* Begin *

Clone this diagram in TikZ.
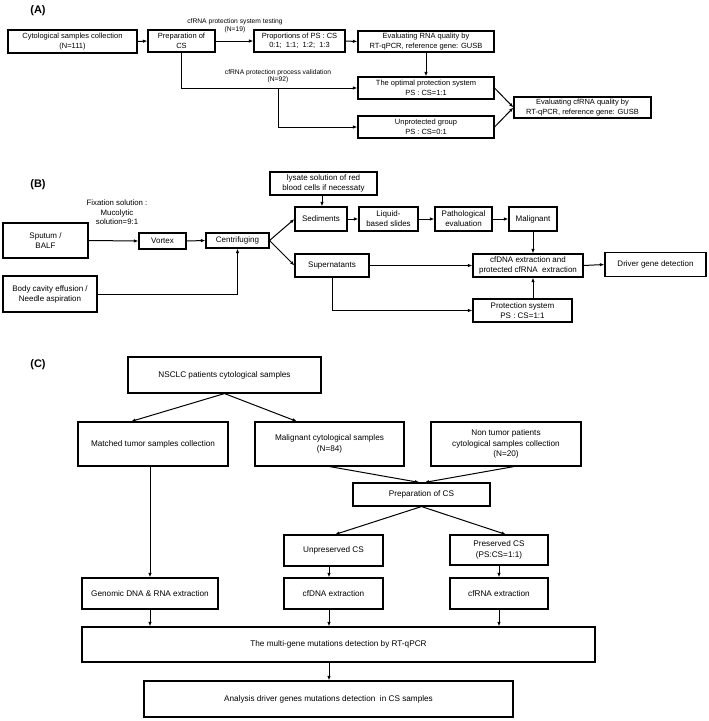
\documentclass[tikz,border=0pt]{standalone}
\usepackage{fontspec}
\setmainfont{Liberation Sans}
\usetikzlibrary{arrows.meta,calc}
\begin{document}
\begin{tikzpicture}[x=1pt,y=-1pt,
  box/.style={draw, line width=1.1pt, align=center, inner sep=0pt, font=\fontsize{7.5}{9.5}\selectfont},
  boxb/.style={box, font=\fontsize{8}{10}\selectfont},
  boxc/.style={box, font=\fontsize{8.2}{10.5}\selectfont},
  lbl/.style={align=center, inner sep=0pt, font=\fontsize{6.7}{7.5}\selectfont},
  panel/.style={inner sep=0pt, font=\fontsize{11}{12}\selectfont\bfseries},
  arr/.style={line width=1pt, -{Latex[length=4.5pt,width=3.4pt]}},
  ln/.style={line width=1pt}]
\useasboundingbox (0,0) rectangle (709,721);

% ---------------- Panel A ----------------
\node[panel] (pA) at (38,11) {(A)};
\node[box, minimum width=129pt, minimum height=23pt] (a1) at (72.5,41.5) {Cytological samples collection\\(N=111)};
\node[box, minimum width=67pt, minimum height=22pt] (a2) at (181.5,41) {Preparation of\\CS};
\node[box, minimum width=91pt, minimum height=22pt] (a3) at (299.5,41) {Proportions of PS : CS\\0:1;\ \ 1:1;\ \ 1:2;\ \ 1:3};
\node[box, minimum width=136pt, minimum height=21pt] (a4) at (426,41.5) {Evaluating RNA quality by\\RT-qPCR, reference gene: GUSB};
\node[box, minimum width=136pt, minimum height=22pt] (a5) at (426,88) {The optimal protection system\\PS : CS=1:1};
\node[box, minimum width=136pt, minimum height=22pt] (a6) at (426,127) {Unprotected group\\PS : CS=0:1};
\node[box, minimum width=137pt, minimum height=21pt] (a7) at (582.5,107.5) {Evaluating cfRNA quality by\\RT-qPCR, reference gene: GUSB};
\node[lbl] (la1) at (235,26) {cfRNA protection system testing\\(N=19)};
\node[lbl] (la2) at (278,76.5) {cfRNA protection process validation\\(N=92)};
\coordinate (abr) at (278,88);

\draw[arr] (a1.east) -- (a2.west);
\draw[arr] (a2.east) -- (a3.west);
\draw[arr] (a3.east) -- (a4.west);
\draw[arr] (a4.south) -- (a5.north);
\draw[arr] (a2.south) |- (a5.west);
\draw[arr] (abr) |- (a6.west);
\draw[arr] (a6.east) -- (a7.west);
\draw[arr] (a5.east) -- (a7.west);

% ---------------- Panel B ----------------
\node[panel] (pB) at (38,185) {(B)};
\node[boxb, minimum width=85pt, minimum height=35pt] (bsp) at (45.5,240.5) {Sputum /\\BALF};
\node[boxb, minimum width=94pt, minimum height=36pt] (bbody) at (50,294) {Body cavity effusion /\\Needle aspiration};
\node[boxb, minimum width=47pt, minimum height=16pt] (bvor) at (162.5,241) {Vortex};
\node[boxb, minimum width=63pt, minimum height=15pt] (bcen) at (237.5,240.5) {Centrifuging};
\node[boxb, minimum width=52pt, minimum height=24pt] (bsed) at (321,219) {Sediments};
\node[boxb, minimum width=74pt, minimum height=23pt] (bsup) at (332,265.5) {Supernatants};
\node[boxb, minimum width=107pt, minimum height=23pt] (blys) at (323.5,183.5) {lysate solution of red\\blood cells if necessaty};
\node[boxb, minimum width=59pt, minimum height=24pt] (bliq) at (388.5,219) {Liquid-\\based slides};
\node[boxb, minimum width=57pt, minimum height=24pt] (bpath) at (463.5,219) {Pathological\\evaluation};
\node[boxb, minimum width=48pt, minimum height=24pt] (bmal) at (533,219) {Malignant};
\node[boxb, minimum width=110pt, minimum height=23pt] (bcf) at (528,265.5) {cfDNA extraction and\\protected cfRNA\ \ extraction};
\node[boxb, minimum width=101pt, minimum height=24pt] (bdrv) at (655.5,264.5) {Driver gene detection};
\node[boxb, minimum width=99pt, minimum height=23pt] (bprot) at (522.5,310.5) {Protection system\\PS : CS=1:1};
\node[lbl, font=\fontsize{7.8}{9.5}\selectfont] (lb1) at (117,212.5) {Fixation solution :\\Mucolytic\\solution=9:1};

\draw[arr] (bsp.east) -- (bvor.west);
\draw[arr] (bvor.east) -- (bcen.west);
\draw[arr] (bbody.east) -| (bcen.south);
\draw[arr] (bcen.east) -- (bsed.west);
\draw[arr] (bcen.east) -- (bsup.west);
\draw[arr] ([xshift=-1.5pt]blys.south) -- ([xshift=-1.5pt]blys.south |- bsed.north);
\draw[arr] (bsed.east) -- (bliq.west);
\draw[arr] (bliq.east) -- (bpath.west);
\draw[arr] (bpath.east) -- (bmal.west);
\draw[arr] (bmal.south) -- (bmal.south |- bcf.north);
\draw[arr] (bsup.east) -- (bcf.west);
\draw[arr] (bcf.east) -- (bdrv.west);
\draw[arr] (bsup.south) |- (bprot.west);
\draw[arr] (bprot.north -| bmal.south) -- (bcf.south -| bmal.south);

% ---------------- Panel C ----------------
\node[panel] (pC) at (38,365) {(C)};
\node[boxc, minimum width=193pt, minimum height=36pt] (cns) at (224.5,375) {NSCLC patients cytological samples};
\node[boxc, minimum width=150pt, minimum height=44pt] (cmt) at (153,444) {Matched tumor samples collection};
\node[boxc, minimum width=149pt, minimum height=44pt] (cmal) at (329.5,444) {Malignant cytological samples\\(N=84)};
\node[boxc, minimum width=150pt, minimum height=44pt] (cnon) at (506,444) {Non tumor patients\\cytological samples collection\\(N=20)};
\node[boxc, minimum width=137pt, minimum height=23pt] (cprep) at (421.5,494.5) {Preparation of CS};
\node[boxc, minimum width=99pt, minimum height=31pt] (cunp) at (333.5,550.5) {Unpreserved CS};
\node[boxc, minimum width=98pt, minimum height=30pt] (cpres) at (499,550) {Preserved CS\\(PS:CS=1:1)};
\node[boxc, minimum width=136pt, minimum height=31pt] (cgen) at (150,593.5) {Genomic DNA \& RNA extraction};
\node[boxc, minimum width=99pt, minimum height=31pt] (ccfd) at (333.5,593.5) {cfDNA extraction};
\node[boxc, minimum width=98pt, minimum height=31pt] (ccfr) at (499,593.5) {cfRNA extraction};
\node[boxc, minimum width=513pt, minimum height=35pt] (cmul) at (338.5,644.5) {The multi-gene mutations detection by RT-qPCR};
\node[boxc, minimum width=369pt, minimum height=36pt] (cana) at (328.5,699) {Analysis driver genes mutations detection\ \ in CS samples};

\draw[arr] (cns.south) -- ([xshift=-22pt]cmt.north);
\draw[arr] (cns.south) -- ([xshift=-32.5pt]cmal.north);
\draw[arr] (cmal.south) -- ([xshift=-2pt]cprep.north);
\draw[arr] ([xshift=8pt]cnon.south) -- ([xshift=3pt]cprep.north);
\draw[arr] ([xshift=-3pt]cmt.south) -- (cgen.north);
\draw[arr] (cprep.south) -- ([xshift=1.5pt]cunp.north);
\draw[arr] (cprep.south) -- ([xshift=7pt]cpres.north);
\draw[arr] ([xshift=-4.5pt]cunp.south) -- ([xshift=-4.5pt]ccfd.north);
\draw[arr] (cpres.south) -- (ccfr.north);
\draw[arr] (cgen.south) -- (cgen.south |- cmul.north);
\draw[arr] ([xshift=-4.5pt]ccfd.south) -- ([xshift=-4.5pt]ccfd.south |- cmul.north);
\draw[arr] (ccfr.south) -- (ccfr.south |- cmul.north);
\draw[arr] ([xshift=-9.5pt]cmul.south) -- ([xshift=-9.5pt]cmul.south |- cana.north);
\end{tikzpicture}
\end{document}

* End *

What is needed |
Pictures are excluded; extract exactly the lines from the start of the data through the line that holds "(0,0) rectangle (709,721);", both ends included.

Task result |
Clone this diagram in TikZ.
\documentclass[tikz,border=0pt]{standalone}
\usepackage{fontspec}
\setmainfont{Liberation Sans}
\usetikzlibrary{arrows.meta,calc}
\begin{document}
\begin{tikzpicture}[x=1pt,y=-1pt,
  box/.style={draw, line width=1.1pt, align=center, inner sep=0pt, font=\fontsize{7.5}{9.5}\selectfont},
  boxb/.style={box, font=\fontsize{8}{10}\selectfont},
  boxc/.style={box, font=\fontsize{8.2}{10.5}\selectfont},
  lbl/.style={align=center, inner sep=0pt, font=\fontsize{6.7}{7.5}\selectfont},
  panel/.style={inner sep=0pt, font=\fontsize{11}{12}\selectfont\bfseries},
  arr/.style={line width=1pt, -{Latex[length=4.5pt,width=3.4pt]}},
  ln/.style={line width=1pt}]
\useasboundingbox (0,0) rectangle (709,721);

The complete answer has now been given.